===== Data shown =====
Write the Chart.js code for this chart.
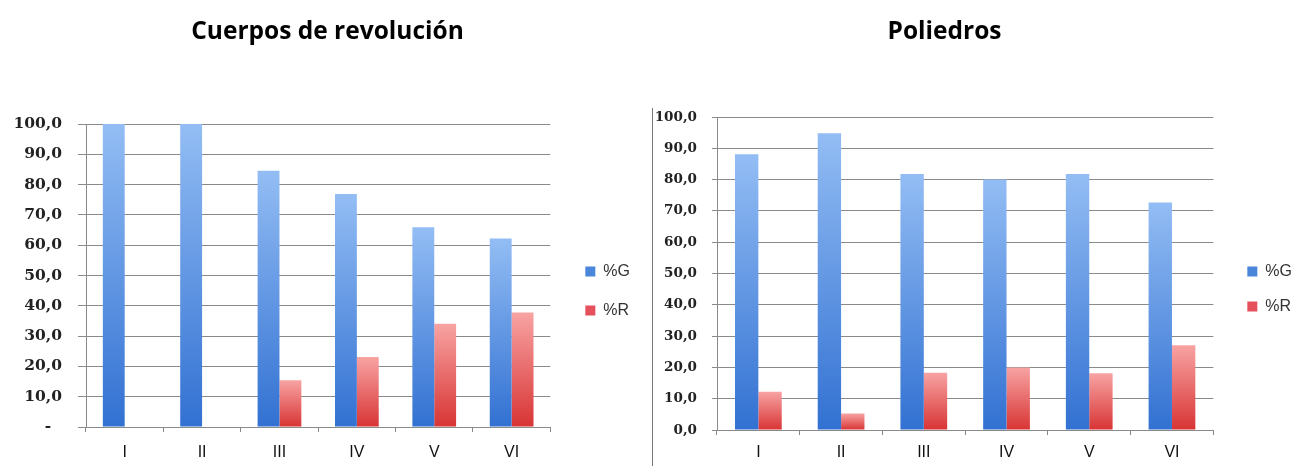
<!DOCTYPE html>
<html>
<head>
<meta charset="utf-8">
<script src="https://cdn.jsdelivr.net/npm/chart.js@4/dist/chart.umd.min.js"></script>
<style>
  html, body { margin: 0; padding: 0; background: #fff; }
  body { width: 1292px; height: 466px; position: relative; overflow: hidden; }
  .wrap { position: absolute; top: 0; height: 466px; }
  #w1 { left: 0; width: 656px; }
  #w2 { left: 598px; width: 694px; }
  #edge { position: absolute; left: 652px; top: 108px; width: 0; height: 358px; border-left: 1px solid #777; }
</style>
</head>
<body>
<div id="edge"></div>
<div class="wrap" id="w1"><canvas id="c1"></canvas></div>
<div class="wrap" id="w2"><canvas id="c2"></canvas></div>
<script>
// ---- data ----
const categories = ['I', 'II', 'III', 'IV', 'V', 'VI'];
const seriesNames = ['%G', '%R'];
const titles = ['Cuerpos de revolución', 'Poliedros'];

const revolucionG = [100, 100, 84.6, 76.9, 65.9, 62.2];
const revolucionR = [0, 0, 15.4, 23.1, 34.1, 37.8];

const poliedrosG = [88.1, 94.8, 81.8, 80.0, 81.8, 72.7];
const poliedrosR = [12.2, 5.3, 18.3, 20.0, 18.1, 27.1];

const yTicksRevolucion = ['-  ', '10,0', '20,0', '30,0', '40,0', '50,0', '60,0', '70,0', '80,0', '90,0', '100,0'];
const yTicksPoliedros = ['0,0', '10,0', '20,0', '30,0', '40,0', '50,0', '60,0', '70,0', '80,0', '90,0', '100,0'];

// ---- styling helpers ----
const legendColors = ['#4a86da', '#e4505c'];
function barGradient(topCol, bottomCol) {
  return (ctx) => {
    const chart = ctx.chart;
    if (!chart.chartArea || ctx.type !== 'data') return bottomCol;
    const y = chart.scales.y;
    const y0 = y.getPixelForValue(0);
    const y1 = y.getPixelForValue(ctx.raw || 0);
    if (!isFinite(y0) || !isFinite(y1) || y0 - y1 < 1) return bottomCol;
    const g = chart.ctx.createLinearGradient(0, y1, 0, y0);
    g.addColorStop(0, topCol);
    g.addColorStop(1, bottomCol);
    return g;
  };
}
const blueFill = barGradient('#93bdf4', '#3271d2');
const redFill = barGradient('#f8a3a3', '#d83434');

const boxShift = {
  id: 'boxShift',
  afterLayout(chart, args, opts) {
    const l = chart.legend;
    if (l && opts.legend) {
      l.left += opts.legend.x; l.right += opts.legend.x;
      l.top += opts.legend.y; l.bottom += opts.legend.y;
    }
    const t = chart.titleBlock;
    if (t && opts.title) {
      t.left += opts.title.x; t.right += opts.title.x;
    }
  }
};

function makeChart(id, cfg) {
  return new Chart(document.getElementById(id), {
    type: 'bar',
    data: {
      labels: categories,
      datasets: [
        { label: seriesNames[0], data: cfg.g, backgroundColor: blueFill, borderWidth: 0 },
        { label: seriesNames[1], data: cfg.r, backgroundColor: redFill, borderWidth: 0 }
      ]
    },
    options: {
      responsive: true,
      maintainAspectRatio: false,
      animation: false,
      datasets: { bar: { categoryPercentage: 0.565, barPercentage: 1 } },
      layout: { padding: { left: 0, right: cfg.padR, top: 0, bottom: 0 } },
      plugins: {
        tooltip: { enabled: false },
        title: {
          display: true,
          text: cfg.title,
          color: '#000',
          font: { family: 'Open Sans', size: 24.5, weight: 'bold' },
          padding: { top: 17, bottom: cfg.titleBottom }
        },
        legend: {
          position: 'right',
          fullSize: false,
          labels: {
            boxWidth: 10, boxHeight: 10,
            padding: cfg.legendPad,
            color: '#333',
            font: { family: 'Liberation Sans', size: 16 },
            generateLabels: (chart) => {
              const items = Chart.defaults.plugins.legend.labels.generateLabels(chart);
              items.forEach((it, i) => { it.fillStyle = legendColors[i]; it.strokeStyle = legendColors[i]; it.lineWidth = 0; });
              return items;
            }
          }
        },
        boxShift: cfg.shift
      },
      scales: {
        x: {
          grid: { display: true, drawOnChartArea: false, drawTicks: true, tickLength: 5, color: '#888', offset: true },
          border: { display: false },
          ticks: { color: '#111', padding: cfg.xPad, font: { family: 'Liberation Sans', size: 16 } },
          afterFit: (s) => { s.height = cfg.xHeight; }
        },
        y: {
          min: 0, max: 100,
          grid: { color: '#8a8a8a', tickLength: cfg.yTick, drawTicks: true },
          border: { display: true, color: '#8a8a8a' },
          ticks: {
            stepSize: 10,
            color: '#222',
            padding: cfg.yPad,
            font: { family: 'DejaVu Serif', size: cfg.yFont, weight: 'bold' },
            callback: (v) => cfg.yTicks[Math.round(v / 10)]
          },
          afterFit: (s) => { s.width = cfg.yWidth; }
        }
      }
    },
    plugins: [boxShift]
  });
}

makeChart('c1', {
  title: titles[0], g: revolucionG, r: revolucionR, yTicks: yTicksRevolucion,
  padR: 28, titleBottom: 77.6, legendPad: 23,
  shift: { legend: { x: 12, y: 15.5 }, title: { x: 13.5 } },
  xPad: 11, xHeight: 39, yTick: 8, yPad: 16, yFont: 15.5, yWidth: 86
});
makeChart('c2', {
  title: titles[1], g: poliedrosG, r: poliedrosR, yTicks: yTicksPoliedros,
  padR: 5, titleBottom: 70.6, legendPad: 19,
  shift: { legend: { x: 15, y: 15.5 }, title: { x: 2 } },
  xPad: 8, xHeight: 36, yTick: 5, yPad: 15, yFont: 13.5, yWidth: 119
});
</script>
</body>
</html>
=====
◆ Exercise description ◆
Everything from the top line of the data down to and including the line with "const redFill = barGradient('#f8a3a3', '#d83434');" is to be copied, except the pictures.

◆ Exercise answer ◆
Write the Chart.js code for this chart.
<!DOCTYPE html>
<html>
<head>
<meta charset="utf-8">
<script src="https://cdn.jsdelivr.net/npm/chart.js@4/dist/chart.umd.min.js"></script>
<style>
  html, body { margin: 0; padding: 0; background: #fff; }
  body { width: 1292px; height: 466px; position: relative; overflow: hidden; }
  .wrap { position: absolute; top: 0; height: 466px; }
  #w1 { left: 0; width: 656px; }
  #w2 { left: 598px; width: 694px; }
  #edge { position: absolute; left: 652px; top: 108px; width: 0; height: 358px; border-left: 1px solid #777; }
</style>
</head>
<body>
<div id="edge"></div>
<div class="wrap" id="w1"><canvas id="c1"></canvas></div>
<div class="wrap" id="w2"><canvas id="c2"></canvas></div>
<script>
// ---- data ----
const categories = ['I', 'II', 'III', 'IV', 'V', 'VI'];
const seriesNames = ['%G', '%R'];
const titles = ['Cuerpos de revolución', 'Poliedros'];

const revolucionG = [100, 100, 84.6, 76.9, 65.9, 62.2];
const revolucionR = [0, 0, 15.4, 23.1, 34.1, 37.8];

const poliedrosG = [88.1, 94.8, 81.8, 80.0, 81.8, 72.7];
const poliedrosR = [12.2, 5.3, 18.3, 20.0, 18.1, 27.1];

const yTicksRevolucion = ['-  ', '10,0', '20,0', '30,0', '40,0', '50,0', '60,0', '70,0', '80,0', '90,0', '100,0'];
const yTicksPoliedros = ['0,0', '10,0', '20,0', '30,0', '40,0', '50,0', '60,0', '70,0', '80,0', '90,0', '100,0'];

// ---- styling helpers ----
const legendColors = ['#4a86da', '#e4505c'];
function barGradient(topCol, bottomCol) {
  return (ctx) => {
    const chart = ctx.chart;
    if (!chart.chartArea || ctx.type !== 'data') return bottomCol;
    const y = chart.scales.y;
    const y0 = y.getPixelForValue(0);
    const y1 = y.getPixelForValue(ctx.raw || 0);
    if (!isFinite(y0) || !isFinite(y1) || y0 - y1 < 1) return bottomCol;
    const g = chart.ctx.createLinearGradient(0, y1, 0, y0);
    g.addColorStop(0, topCol);
    g.addColorStop(1, bottomCol);
    return g;
  };
}
const blueFill = barGradient('#93bdf4', '#3271d2');
const redFill = barGradient('#f8a3a3', '#d83434');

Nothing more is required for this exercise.